Description of the Registrants Securities Registered Pursuant to Section 12 of the Securities Exchange Act of 1934

EX-4.2 2 d860744dex42.htm EX-4.2 EX-4.2

Exhibit 4.2

DESCRIPTION OF THE REGISTRANT’S SECURITIES

REGISTERED PURSUANT TO SECTION 12 OF THE

SECURITIES EXCHANGE ACT OF 1934

As of December 28, 2019, the Company had two classes of securities registered under Section 12 of the Securities Exchange Act of 1934, as amended (the “Exchange Act”): (1) Class A Common Stock; and (2) Class B Common Stock.

Description of Class A Common Stock

The following description of the Company’s Class A Common Stock is a summary and does not purport to be complete. It is subject to and qualified in its entirety by reference to the Company’s Restated Articles of Organization (“Articles of Organization”) and Amended and Restated By-Laws of the Company (“By-Laws”), each of which is incorporated by reference as an exhibit to the Annual Report on Form 10-K of which this Exhibit 4.2 is a part. You are encouraged you to read the Articles of Incorporation and By-Laws for additional information.

Authorized Capital Shares

At December 28, 2019, the Company had 22,700,000 authorized shares of Class A Common Stock with a par value of $.01, of which 9,470,397 were issued and outstanding, which includes 99,871 shares that have trading restrictions.

Voting Rights

The Class A Common Stock has no voting rights, except: (1) as required by law, (2) for the election of Class A Directors, and (3) that the approval of the holders of the Class A Common Stock is required for (a) future authorizations or issuances of additional securities which have rights senior to Class A Common Stock, (b) alterations of rights or terms of the Class A or Class B Common Stock as set forth in the Articles of Organization, (c) certain other amendments of the Articles of Organization, (d) certain mergers or consolidations with, or acquisitions of, other entities, and (e) sales or dispositions of any significant portion of the Company’s assets.

Dividend Rights

Holders of the Class A Common Stock are entitled to dividends, on a share-for-share basis, only if and when declared by the Board of Directors of the Company out of funds legally available for payment thereof. Since its inception, the Company has not paid dividends and does not currently anticipate paying dividends on its Class A Common Stock in the foreseeable future.

Liquidation Rights

Holders of Class A Common Stock will share ratably in all assets legally available for distribution to stockholders in the event of dissolution.

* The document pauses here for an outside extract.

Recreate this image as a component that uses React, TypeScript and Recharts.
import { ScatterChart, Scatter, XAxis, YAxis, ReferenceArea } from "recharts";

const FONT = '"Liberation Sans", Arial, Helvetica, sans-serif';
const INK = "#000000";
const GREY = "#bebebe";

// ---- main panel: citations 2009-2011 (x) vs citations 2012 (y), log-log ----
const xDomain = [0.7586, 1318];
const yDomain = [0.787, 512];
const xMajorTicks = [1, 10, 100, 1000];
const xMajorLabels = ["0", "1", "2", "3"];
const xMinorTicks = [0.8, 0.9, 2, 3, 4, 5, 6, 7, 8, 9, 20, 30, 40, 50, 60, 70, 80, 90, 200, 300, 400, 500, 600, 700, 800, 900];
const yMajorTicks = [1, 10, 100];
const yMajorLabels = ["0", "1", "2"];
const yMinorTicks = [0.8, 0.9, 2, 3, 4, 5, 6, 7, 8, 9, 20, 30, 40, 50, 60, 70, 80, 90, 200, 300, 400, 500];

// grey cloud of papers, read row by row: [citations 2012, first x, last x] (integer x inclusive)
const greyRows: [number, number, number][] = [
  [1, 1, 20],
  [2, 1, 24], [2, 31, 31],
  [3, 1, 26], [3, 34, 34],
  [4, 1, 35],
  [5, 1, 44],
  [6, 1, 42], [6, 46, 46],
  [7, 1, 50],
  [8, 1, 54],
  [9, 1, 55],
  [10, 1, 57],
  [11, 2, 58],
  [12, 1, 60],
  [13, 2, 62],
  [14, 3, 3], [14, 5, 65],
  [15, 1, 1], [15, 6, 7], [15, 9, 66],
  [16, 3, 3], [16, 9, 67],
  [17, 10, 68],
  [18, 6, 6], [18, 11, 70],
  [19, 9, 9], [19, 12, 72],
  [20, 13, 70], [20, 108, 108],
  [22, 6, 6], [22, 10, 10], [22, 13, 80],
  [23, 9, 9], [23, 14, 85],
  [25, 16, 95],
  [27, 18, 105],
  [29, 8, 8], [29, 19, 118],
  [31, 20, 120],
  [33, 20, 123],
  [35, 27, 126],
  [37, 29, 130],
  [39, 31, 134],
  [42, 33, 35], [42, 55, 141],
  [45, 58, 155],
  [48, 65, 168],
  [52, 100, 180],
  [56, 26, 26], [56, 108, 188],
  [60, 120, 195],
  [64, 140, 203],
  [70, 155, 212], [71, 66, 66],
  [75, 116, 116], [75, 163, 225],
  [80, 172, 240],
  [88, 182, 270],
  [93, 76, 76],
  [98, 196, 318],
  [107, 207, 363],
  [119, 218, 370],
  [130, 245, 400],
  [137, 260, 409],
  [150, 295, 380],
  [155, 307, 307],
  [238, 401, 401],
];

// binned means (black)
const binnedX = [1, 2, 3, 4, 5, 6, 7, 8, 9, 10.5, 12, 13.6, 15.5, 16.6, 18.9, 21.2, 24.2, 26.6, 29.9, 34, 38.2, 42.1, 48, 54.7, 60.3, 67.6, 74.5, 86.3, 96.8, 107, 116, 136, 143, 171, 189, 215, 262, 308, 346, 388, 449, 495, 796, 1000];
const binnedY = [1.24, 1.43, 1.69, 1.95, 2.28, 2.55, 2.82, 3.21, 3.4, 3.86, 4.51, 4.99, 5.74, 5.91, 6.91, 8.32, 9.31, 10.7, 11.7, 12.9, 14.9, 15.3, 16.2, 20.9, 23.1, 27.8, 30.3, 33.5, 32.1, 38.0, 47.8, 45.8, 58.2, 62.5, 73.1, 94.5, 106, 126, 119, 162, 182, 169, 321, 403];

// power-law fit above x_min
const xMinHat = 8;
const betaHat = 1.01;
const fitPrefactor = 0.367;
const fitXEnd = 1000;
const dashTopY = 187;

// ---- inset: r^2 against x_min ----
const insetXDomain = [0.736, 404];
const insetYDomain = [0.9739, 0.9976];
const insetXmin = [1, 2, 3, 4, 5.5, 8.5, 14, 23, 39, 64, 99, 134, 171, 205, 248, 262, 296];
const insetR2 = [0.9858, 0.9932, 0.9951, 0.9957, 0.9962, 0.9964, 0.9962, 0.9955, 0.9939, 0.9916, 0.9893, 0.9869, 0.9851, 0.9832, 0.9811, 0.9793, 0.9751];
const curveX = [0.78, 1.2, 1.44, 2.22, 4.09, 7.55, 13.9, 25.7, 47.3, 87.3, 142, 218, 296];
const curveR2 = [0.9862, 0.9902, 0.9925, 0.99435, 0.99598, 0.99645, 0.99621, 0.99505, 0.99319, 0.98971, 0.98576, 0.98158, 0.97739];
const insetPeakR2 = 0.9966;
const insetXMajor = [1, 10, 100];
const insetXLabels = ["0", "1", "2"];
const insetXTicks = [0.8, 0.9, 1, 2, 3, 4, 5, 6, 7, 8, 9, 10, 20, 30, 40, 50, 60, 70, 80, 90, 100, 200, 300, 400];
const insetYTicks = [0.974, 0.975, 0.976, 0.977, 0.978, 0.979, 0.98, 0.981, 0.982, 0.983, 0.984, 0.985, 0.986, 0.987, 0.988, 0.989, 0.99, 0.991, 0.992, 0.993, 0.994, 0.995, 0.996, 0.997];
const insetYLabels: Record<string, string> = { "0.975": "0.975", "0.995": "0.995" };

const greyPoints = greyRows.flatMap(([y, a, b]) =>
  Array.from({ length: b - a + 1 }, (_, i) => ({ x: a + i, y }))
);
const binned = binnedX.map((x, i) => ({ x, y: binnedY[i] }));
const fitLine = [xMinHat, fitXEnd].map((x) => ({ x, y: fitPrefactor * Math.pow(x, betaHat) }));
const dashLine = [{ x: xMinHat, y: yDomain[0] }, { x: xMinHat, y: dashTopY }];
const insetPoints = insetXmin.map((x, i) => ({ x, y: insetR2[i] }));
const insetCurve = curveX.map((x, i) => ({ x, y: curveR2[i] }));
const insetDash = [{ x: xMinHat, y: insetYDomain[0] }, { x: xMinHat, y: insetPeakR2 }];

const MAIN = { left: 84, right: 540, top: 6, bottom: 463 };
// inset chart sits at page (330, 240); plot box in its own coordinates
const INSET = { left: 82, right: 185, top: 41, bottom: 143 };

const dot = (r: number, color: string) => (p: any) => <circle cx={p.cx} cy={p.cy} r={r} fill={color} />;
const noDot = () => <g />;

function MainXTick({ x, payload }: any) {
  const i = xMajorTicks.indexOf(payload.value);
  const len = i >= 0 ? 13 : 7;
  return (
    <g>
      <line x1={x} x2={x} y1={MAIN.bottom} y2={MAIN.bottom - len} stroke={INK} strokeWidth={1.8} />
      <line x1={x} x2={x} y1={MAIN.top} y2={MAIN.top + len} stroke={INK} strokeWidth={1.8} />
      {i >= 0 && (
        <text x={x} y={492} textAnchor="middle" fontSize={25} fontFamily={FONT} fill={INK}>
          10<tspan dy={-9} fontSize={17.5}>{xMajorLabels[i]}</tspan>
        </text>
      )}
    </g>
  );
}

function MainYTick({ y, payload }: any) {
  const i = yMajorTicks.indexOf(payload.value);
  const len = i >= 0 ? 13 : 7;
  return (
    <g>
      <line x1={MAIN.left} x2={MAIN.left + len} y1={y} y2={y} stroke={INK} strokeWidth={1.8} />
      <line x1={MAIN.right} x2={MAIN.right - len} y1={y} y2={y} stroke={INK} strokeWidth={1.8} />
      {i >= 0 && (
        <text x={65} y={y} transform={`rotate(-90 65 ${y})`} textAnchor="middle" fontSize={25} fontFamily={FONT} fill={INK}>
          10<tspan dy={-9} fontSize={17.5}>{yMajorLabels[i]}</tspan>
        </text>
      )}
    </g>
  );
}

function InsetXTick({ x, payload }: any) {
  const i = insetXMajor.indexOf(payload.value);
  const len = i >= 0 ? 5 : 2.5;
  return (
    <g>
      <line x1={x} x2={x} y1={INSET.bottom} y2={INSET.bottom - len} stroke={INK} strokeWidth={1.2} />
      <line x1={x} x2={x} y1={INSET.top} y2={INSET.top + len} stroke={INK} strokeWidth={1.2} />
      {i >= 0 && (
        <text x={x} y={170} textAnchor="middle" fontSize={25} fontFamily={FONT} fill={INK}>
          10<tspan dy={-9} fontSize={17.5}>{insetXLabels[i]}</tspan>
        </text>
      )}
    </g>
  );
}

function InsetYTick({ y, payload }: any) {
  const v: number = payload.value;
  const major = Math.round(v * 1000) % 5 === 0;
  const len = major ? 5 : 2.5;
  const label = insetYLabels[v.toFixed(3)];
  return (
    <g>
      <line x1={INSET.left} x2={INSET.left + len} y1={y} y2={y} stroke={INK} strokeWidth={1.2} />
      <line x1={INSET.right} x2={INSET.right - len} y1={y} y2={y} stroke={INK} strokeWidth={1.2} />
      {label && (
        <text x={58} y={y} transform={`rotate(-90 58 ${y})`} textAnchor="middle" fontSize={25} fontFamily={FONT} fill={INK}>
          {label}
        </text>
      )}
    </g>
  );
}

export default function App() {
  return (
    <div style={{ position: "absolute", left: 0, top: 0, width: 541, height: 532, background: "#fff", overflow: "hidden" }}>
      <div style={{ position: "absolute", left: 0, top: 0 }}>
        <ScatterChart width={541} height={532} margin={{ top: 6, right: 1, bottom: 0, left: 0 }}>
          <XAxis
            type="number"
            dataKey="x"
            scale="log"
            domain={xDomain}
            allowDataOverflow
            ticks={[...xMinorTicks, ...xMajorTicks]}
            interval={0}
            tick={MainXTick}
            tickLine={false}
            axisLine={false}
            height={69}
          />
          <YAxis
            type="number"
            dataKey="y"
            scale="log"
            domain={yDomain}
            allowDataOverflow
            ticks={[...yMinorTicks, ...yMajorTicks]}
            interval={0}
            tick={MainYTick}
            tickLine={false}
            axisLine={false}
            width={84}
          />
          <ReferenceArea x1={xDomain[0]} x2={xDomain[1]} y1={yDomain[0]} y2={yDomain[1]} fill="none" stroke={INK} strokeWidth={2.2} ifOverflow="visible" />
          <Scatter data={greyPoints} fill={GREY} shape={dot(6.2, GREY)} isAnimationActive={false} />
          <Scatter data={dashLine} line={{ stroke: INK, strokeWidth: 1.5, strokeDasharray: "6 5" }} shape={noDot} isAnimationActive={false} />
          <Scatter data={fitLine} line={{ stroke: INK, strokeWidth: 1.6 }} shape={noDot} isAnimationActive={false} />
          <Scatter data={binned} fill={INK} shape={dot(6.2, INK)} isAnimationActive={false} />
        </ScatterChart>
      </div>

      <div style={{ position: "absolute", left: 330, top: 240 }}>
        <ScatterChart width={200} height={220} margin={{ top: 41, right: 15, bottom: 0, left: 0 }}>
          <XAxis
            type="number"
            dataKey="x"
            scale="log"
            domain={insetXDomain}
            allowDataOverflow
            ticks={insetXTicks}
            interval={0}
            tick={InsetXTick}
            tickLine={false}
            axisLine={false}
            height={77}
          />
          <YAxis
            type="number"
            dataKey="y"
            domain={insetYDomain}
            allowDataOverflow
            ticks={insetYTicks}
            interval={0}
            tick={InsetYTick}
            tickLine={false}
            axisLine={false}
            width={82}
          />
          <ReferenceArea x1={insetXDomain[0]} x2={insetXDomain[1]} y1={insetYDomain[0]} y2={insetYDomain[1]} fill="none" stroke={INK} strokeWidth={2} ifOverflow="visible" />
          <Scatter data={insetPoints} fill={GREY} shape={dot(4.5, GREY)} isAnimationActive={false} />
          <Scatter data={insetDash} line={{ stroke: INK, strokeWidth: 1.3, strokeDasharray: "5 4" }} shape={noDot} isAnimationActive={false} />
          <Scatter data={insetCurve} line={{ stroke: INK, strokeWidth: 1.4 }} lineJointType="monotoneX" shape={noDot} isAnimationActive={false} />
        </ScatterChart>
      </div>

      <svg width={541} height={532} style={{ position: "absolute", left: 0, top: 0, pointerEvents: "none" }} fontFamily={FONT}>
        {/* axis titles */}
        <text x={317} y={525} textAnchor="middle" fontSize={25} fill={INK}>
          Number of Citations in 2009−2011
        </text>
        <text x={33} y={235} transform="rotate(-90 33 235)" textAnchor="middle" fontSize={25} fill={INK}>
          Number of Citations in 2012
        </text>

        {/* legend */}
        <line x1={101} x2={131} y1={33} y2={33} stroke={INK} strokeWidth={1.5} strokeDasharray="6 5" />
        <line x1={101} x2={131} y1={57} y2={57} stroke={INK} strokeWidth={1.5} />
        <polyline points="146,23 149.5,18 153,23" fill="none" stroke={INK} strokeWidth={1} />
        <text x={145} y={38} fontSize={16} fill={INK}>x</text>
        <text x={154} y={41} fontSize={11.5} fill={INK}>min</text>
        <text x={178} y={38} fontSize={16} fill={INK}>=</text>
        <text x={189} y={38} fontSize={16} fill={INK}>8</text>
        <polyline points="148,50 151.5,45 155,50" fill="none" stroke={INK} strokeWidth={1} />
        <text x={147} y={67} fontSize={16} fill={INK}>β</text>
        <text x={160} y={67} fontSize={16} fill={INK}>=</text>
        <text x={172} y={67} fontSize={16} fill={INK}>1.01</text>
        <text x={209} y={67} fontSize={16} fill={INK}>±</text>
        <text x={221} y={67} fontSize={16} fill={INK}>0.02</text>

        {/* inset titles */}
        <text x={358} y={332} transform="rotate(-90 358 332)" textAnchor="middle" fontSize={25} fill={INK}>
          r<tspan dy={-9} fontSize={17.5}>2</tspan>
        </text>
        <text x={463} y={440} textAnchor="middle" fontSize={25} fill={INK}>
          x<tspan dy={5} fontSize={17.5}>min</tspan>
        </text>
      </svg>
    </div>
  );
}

Other Rights and Preferences

The Company’s Class A Common Stock has no sinking fund or redemption provisions or preemptive, conversion, or exchange rights.

Listing

The Class A Common Stock is traded on the New York Stock Exchange under the trading symbol “SAM.”

Description of Class B Common Stock

The following description of the Company’s Class B Common Stock is a summary and does not purport to be complete. It is subject to and qualified in its entirety by reference to the Articles of Organization and By-Laws, each of which is incorporated by reference as an exhibit to the Annual Report on Form 10-K of which this Exhibit 4.2 is a part. You are encouraged to read our Articles of Incorporation and By-Laws for additional information.


Authorized Capital Shares

As of December 28, 2019, the Company had 4,200,000 authorized shares of Class B Common Stock with a par value of $.01, of which 2,672,983 shares were issued and outstanding.

Voting Rights

The Class B Common Stock has full voting rights, including the right to: (1) elect a majority of the members of the Company’s Board of Directors and (2) approve all (a) amendments to the Company’s Articles of Organization, (b) mergers or consolidations with, or acquisitions of, other entities, (c) sales or dispositions of any significant portion of the Company’s assets and, (d) equity-based and other executive compensation, and other significant corporate matters, such as approval of the Company’s independent registered public accounting firm.

Dividend Rights

Holders of the Class B Common Stock are entitled to dividends, on a share-for-share basis, only if and when declared by the Board of Directors of the Company out of funds legally available for payment thereof. Since its inception, the Company has not paid dividends and does not currently anticipate paying dividends on its Class B Common Stock in the foreseeable future.

Liquidation Rights

Holders of Class B Common Stock will share ratably in all assets legally available for distribution to stockholders in the event of dissolution.

Other Rights and Preferences

Each share of Class B Common Stock is freely convertible into one share of Class A Common Stock, upon request of any holder of Class B Common Stock.

Listing

The Company’s Class B Common Stock is not listed for trading.